== TO DO ==
Please transcribe the listing below in full and word for word, without its pictures.

— Begin —

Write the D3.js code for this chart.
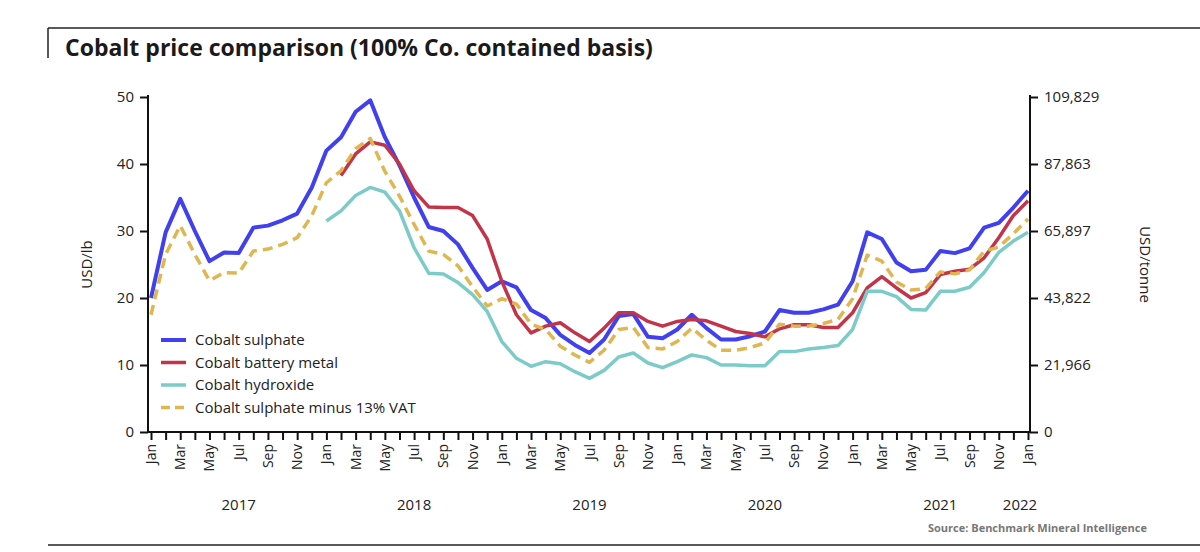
<!DOCTYPE html>
<html><head><meta charset="utf-8">
<script src="https://cdn.jsdelivr.net/npm/d3@7"></script>
<style>body{margin:0;background:#fff;font-family:"Open Sans",sans-serif}</style>
</head><body>
<svg id="chart" width="1200" height="552" font-family="'Open Sans',sans-serif"></svg>
<script>
// monthly, Jan 2017 .. Jan 2022 (USD/lb)
const sulphate = [20,29.8,34.8,30,25.5,26.8,26.7,30.5,30.8,31.6,32.6,36.5,
  42,44,47.8,49.5,44,39.8,35,30.6,30,28,24.5,21.2,
  22.5,21.6,18.2,17,14.5,13,11.8,13.8,17.3,17.6,14.2,14,
  15.3,17.5,15.5,13.8,13.8,14.3,15,18.2,17.8,17.8,18.3,19,
  22.5,29.8,28.8,25.3,24,24.2,27,26.7,27.4,30.5,31.2,33.5,36];
const batteryMetal = [null,null,null,null,null,null,null,null,null,null,null,null,
  null,38.3,41.5,43.3,42.8,40,36,33.6,33.5,33.5,32.3,28.8,
  22.5,17.5,14.8,15.8,16.3,14.8,13.5,15.5,17.8,17.8,16.5,15.8,
  16.5,16.8,16.6,15.8,15,14.7,14.2,15.4,16,16,15.6,15.6,
  17.8,21.5,23.2,21.5,20,20.8,23.5,24,24.3,26,29,32.3,34.5];
const hydroxide = [null,null,null,null,null,null,null,null,null,null,null,null,
  31.5,33,35.3,36.5,35.8,33,27.5,23.7,23.6,22.3,20.5,18,
  13.5,11,9.8,10.5,10.2,9,8,9.2,11.2,11.8,10.3,9.6,
  10.5,11.5,11.1,10,10,9.9,9.9,12,12,12.4,12.6,12.9,
  15.3,21,21,20.2,18.3,18.2,21,21,21.6,23.8,26.8,28.5,29.8];
const sulphateExVat = [17.5,26.5,30.8,26.5,22.6,23.8,23.7,27,27.3,28,29,32.3,
  37.2,39,42.3,43.8,38.9,35.2,31,27,26.5,24.8,21.7,18.8,
  19.9,19.1,16.1,15.3,12.8,11.5,10.4,12.2,15.3,15.6,12.6,12.4,
  13.5,15.5,13.7,12.2,12.2,12.6,13.3,16.1,15.8,15.8,16.2,16.8,
  19.9,26.4,25.5,22.4,21.2,21.4,23.9,23.6,24.2,27,27.6,29.6,31.8];
const monthNames = ["Jan","Feb","Mar","Apr","May","Jun","Jul","Aug","Sep","Oct","Nov","Dec"];
const yearLabels = ["2017","2018","2019","2020","2021","2022"];
const leftTicks = [0,10,20,30,40,50];
const rightTickLabels = ["0","21,966","43,822","65,897","87,863","109,829"];

const series = [
  {name:"Cobalt sulphate", values:sulphate, color:"#4040f0", dash:null, w:4},
  {name:"Cobalt battery metal", values:batteryMetal, color:"#c2344a", dash:null, w:3.5},
  {name:"Cobalt hydroxide", values:hydroxide, color:"#7ccbc8", dash:null, w:3.5},
  {name:"Cobalt sulphate minus 13% VAT", values:sulphateExVat, color:"#e0b650", dash:"10,6", w:3.5}
];

const svg = d3.select("#chart");
const L = 148, R = 1030, T = 97, B = 432;

// frame lines
svg.append("line").attr("x1",48).attr("x2",1200).attr("y1",28).attr("y2",28).attr("stroke","#222").attr("stroke-width",1.5);
svg.append("line").attr("x1",48).attr("x2",48).attr("y1",28).attr("y2",58).attr("stroke","#222").attr("stroke-width",1.5);
svg.append("line").attr("x1",48).attr("x2",1200).attr("y1",545).attr("y2",545).attr("stroke","#222").attr("stroke-width",1.5);

svg.append("text").attr("x",65).attr("y",56).attr("font-size",23).attr("font-weight",700)
  .attr("fill","#1a1a1a").text("Cobalt price comparison (100% Co. contained basis)");

const x = d3.scaleLinear().domain([0, sulphate.length - 1]).range([L + 3, R - 2]);
const y = d3.scaleLinear().domain([0, 50]).range([B, T]);

const gl = svg.append("g").attr("transform",`translate(${L},0)`)
  .call(d3.axisLeft(y).tickValues(leftTicks).tickSize(8).tickPadding(6));
const gr = svg.append("g").attr("transform",`translate(${R},0)`)
  .call(d3.axisRight(y).tickValues(leftTicks).tickSize(8).tickPadding(6)
    .tickFormat((d,i) => rightTickLabels[i]));
const gx = svg.append("g").attr("transform",`translate(0,${B})`)
  .call(d3.axisBottom(x).tickValues(d3.range(sulphate.length)).tickSize(8).tickFormat(""));
[gl,gr,gx].forEach(g => {
  g.selectAll("path,line").attr("stroke","#111").attr("stroke-width",2);
  g.selectAll("text").attr("font-size",15).attr("fill","#222").attr("font-family","'Open Sans',sans-serif");
});
gl.select(".domain").attr("d",`M0,${B}V${T-2}`);
gr.select(".domain").attr("d",`M0,${B}V${T-2}`);
gx.select(".domain").attr("d",`M${L},0H${R}`);

// month labels (rotated) every second month
svg.append("g").selectAll("text").data(d3.range(0, sulphate.length, 2)).join("text")
  .attr("transform", i => `translate(${x(i)+5},${B+12}) rotate(-90)`)
  .attr("text-anchor","end").attr("font-size",14).attr("fill","#222")
  .text(i => monthNames[i % 12]);
svg.append("g").selectAll("text").data(yearLabels).join("text")
  .attr("x",(d,i) => i < 5 ? x(i*12 + 6) : x(60) - 8).attr("y",510)
  .attr("text-anchor","middle").attr("font-size",15).attr("fill","#222").text(d => d);

svg.append("text").attr("transform",`translate(92,${(T+B)/2}) rotate(-90)`)
  .attr("text-anchor","middle").attr("font-size",15).attr("fill","#222").text("USD/lb");
svg.append("text").attr("transform",`translate(1140,${(T+B)/2}) rotate(90)`)
  .attr("text-anchor","middle").attr("font-size",15).attr("fill","#222").text("USD/tonne");

const line = d3.line().defined(d => d != null).x((d,i) => x(i)).y(d => y(d));
svg.append("g").selectAll("path").data(series).join("path")
  .attr("d", s => line(s.values)).attr("fill","none")
  .attr("stroke", s => s.color).attr("stroke-width", s => s.w)
  .attr("stroke-dasharray", s => s.dash).attr("stroke-linejoin","round");

const lg = svg.append("g").attr("transform","translate(160,340)");
series.forEach((s,i) => {
  const g = lg.append("g").attr("transform",`translate(0,${i*22.5})`);
  g.append("line").attr("x1",1).attr("x2",26).attr("stroke",s.color).attr("stroke-width",s.w)
    .attr("stroke-dasharray", s.dash ? "9,5" : null);
  g.append("text").attr("x",35).attr("y",5).attr("font-size",15).attr("fill","#222").text(s.name);
});

svg.append("text").attr("x",1147).attr("y",532).attr("text-anchor","end")
  .attr("font-size",11).attr("font-weight",700).attr("fill","#777").text("Source: Benchmark Mineral Intelligence");
</script>
</body></html>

— End —

== RESULT BELOW ==
Write the D3.js code for this chart.
<!DOCTYPE html>
<html><head><meta charset="utf-8">
<script src="https://cdn.jsdelivr.net/npm/d3@7"></script>
<style>body{margin:0;background:#fff;font-family:"Open Sans",sans-serif}</style>
</head><body>
<svg id="chart" width="1200" height="552" font-family="'Open Sans',sans-serif"></svg>
<script>
// monthly, Jan 2017 .. Jan 2022 (USD/lb)
const sulphate = [20,29.8,34.8,30,25.5,26.8,26.7,30.5,30.8,31.6,32.6,36.5,
  42,44,47.8,49.5,44,39.8,35,30.6,30,28,24.5,21.2,
  22.5,21.6,18.2,17,14.5,13,11.8,13.8,17.3,17.6,14.2,14,
  15.3,17.5,15.5,13.8,13.8,14.3,15,18.2,17.8,17.8,18.3,19,
  22.5,29.8,28.8,25.3,24,24.2,27,26.7,27.4,30.5,31.2,33.5,36];
const batteryMetal = [null,null,null,null,null,null,null,null,null,null,null,null,
  null,38.3,41.5,43.3,42.8,40,36,33.6,33.5,33.5,32.3,28.8,
  22.5,17.5,14.8,15.8,16.3,14.8,13.5,15.5,17.8,17.8,16.5,15.8,
  16.5,16.8,16.6,15.8,15,14.7,14.2,15.4,16,16,15.6,15.6,
  17.8,21.5,23.2,21.5,20,20.8,23.5,24,24.3,26,29,32.3,34.5];
const hydroxide = [null,null,null,null,null,null,null,null,null,null,null,null,
  31.5,33,35.3,36.5,35.8,33,27.5,23.7,23.6,22.3,20.5,18,
  13.5,11,9.8,10.5,10.2,9,8,9.2,11.2,11.8,10.3,9.6,
  10.5,11.5,11.1,10,10,9.9,9.9,12,12,12.4,12.6,12.9,
  15.3,21,21,20.2,18.3,18.2,21,21,21.6,23.8,26.8,28.5,29.8];
const sulphateExVat = [17.5,26.5,30.8,26.5,22.6,23.8,23.7,27,27.3,28,29,32.3,
  37.2,39,42.3,43.8,38.9,35.2,31,27,26.5,24.8,21.7,18.8,
  19.9,19.1,16.1,15.3,12.8,11.5,10.4,12.2,15.3,15.6,12.6,12.4,
  13.5,15.5,13.7,12.2,12.2,12.6,13.3,16.1,15.8,15.8,16.2,16.8,
  19.9,26.4,25.5,22.4,21.2,21.4,23.9,23.6,24.2,27,27.6,29.6,31.8];
const monthNames = ["Jan","Feb","Mar","Apr","May","Jun","Jul","Aug","Sep","Oct","Nov","Dec"];
const yearLabels = ["2017","2018","2019","2020","2021","2022"];
const leftTicks = [0,10,20,30,40,50];
const rightTickLabels = ["0","21,966","43,822","65,897","87,863","109,829"];

const series = [
  {name:"Cobalt sulphate", values:sulphate, color:"#4040f0", dash:null, w:4},
  {name:"Cobalt battery metal", values:batteryMetal, color:"#c2344a", dash:null, w:3.5},
  {name:"Cobalt hydroxide", values:hydroxide, color:"#7ccbc8", dash:null, w:3.5},
  {name:"Cobalt sulphate minus 13% VAT", values:sulphateExVat, color:"#e0b650", dash:"10,6", w:3.5}
];

const svg = d3.select("#chart");
const L = 148, R = 1030, T = 97, B = 432;

// frame lines
svg.append("line").attr("x1",48).attr("x2",1200).attr("y1",28).attr("y2",28).attr("stroke","#222").attr("stroke-width",1.5);
svg.append("line").attr("x1",48).attr("x2",48).attr("y1",28).attr("y2",58).attr("stroke","#222").attr("stroke-width",1.5);
svg.append("line").attr("x1",48).attr("x2",1200).attr("y1",545).attr("y2",545).attr("stroke","#222").attr("stroke-width",1.5);

svg.append("text").attr("x",65).attr("y",56).attr("font-size",23).attr("font-weight",700)
  .attr("fill","#1a1a1a").text("Cobalt price comparison (100% Co. contained basis)");

const x = d3.scaleLinear().domain([0, sulphate.length - 1]).range([L + 3, R - 2]);
const y = d3.scaleLinear().domain([0, 50]).range([B, T]);

const gl = svg.append("g").attr("transform",`translate(${L},0)`)
  .call(d3.axisLeft(y).tickValues(leftTicks).tickSize(8).tickPadding(6));
const gr = svg.append("g").attr("transform",`translate(${R},0)`)
  .call(d3.axisRight(y).tickValues(leftTicks).tickSize(8).tickPadding(6)
    .tickFormat((d,i) => rightTickLabels[i]));
const gx = svg.append("g").attr("transform",`translate(0,${B})`)
  .call(d3.axisBottom(x).tickValues(d3.range(sulphate.length)).tickSize(8).tickFormat(""));
[gl,gr,gx].forEach(g => {
  g.selectAll("path,line").attr("stroke","#111").attr("stroke-width",2);
  g.selectAll("text").attr("font-size",15).attr("fill","#222").attr("font-family","'Open Sans',sans-serif");
});
gl.select(".domain").attr("d",`M0,${B}V${T-2}`);
gr.select(".domain").attr("d",`M0,${B}V${T-2}`);
gx.select(".domain").attr("d",`M${L},0H${R}`);

// month labels (rotated) every second month
svg.append("g").selectAll("text").data(d3.range(0, sulphate.length, 2)).join("text")
  .attr("transform", i => `translate(${x(i)+5},${B+12}) rotate(-90)`)
  .attr("text-anchor","end").attr("font-size",14).attr("fill","#222")
  .text(i => monthNames[i % 12]);
svg.append("g").selectAll("text").data(yearLabels).join("text")
  .attr("x",(d,i) => i < 5 ? x(i*12 + 6) : x(60) - 8).attr("y",510)
  .attr("text-anchor","middle").attr("font-size",15).attr("fill","#222").text(d => d);

svg.append("text").attr("transform",`translate(92,${(T+B)/2}) rotate(-90)`)
  .attr("text-anchor","middle").attr("font-size",15).attr("fill","#222").text("USD/lb");
svg.append("text").attr("transform",`translate(1140,${(T+B)/2}) rotate(90)`)
  .attr("text-anchor","middle").attr("font-size",15).attr("fill","#222").text("USD/tonne");

const line = d3.line().defined(d => d != null).x((d,i) => x(i)).y(d => y(d));
svg.append("g").selectAll("path").data(series).join("path")
  .attr("d", s => line(s.values)).attr("fill","none")
  .attr("stroke", s => s.color).attr("stroke-width", s => s.w)
  .attr("stroke-dasharray", s => s.dash).attr("stroke-linejoin","round");

const lg = svg.append("g").attr("transform","translate(160,340)");
series.forEach((s,i) => {
  const g = lg.append("g").attr("transform",`translate(0,${i*22.5})`);
  g.append("line").attr("x1",1).attr("x2",26).attr("stroke",s.color).attr("stroke-width",s.w)
    .attr("stroke-dasharray", s.dash ? "9,5" : null);
  g.append("text").attr("x",35).attr("y",5).attr("font-size",15).attr("fill","#222").text(s.name);
});

svg.append("text").attr("x",1147).attr("y",532).attr("text-anchor","end")
  .attr("font-size",11).attr("font-weight",700).attr("fill","#777").text("Source: Benchmark Mineral Intelligence");
</script>
</body></html>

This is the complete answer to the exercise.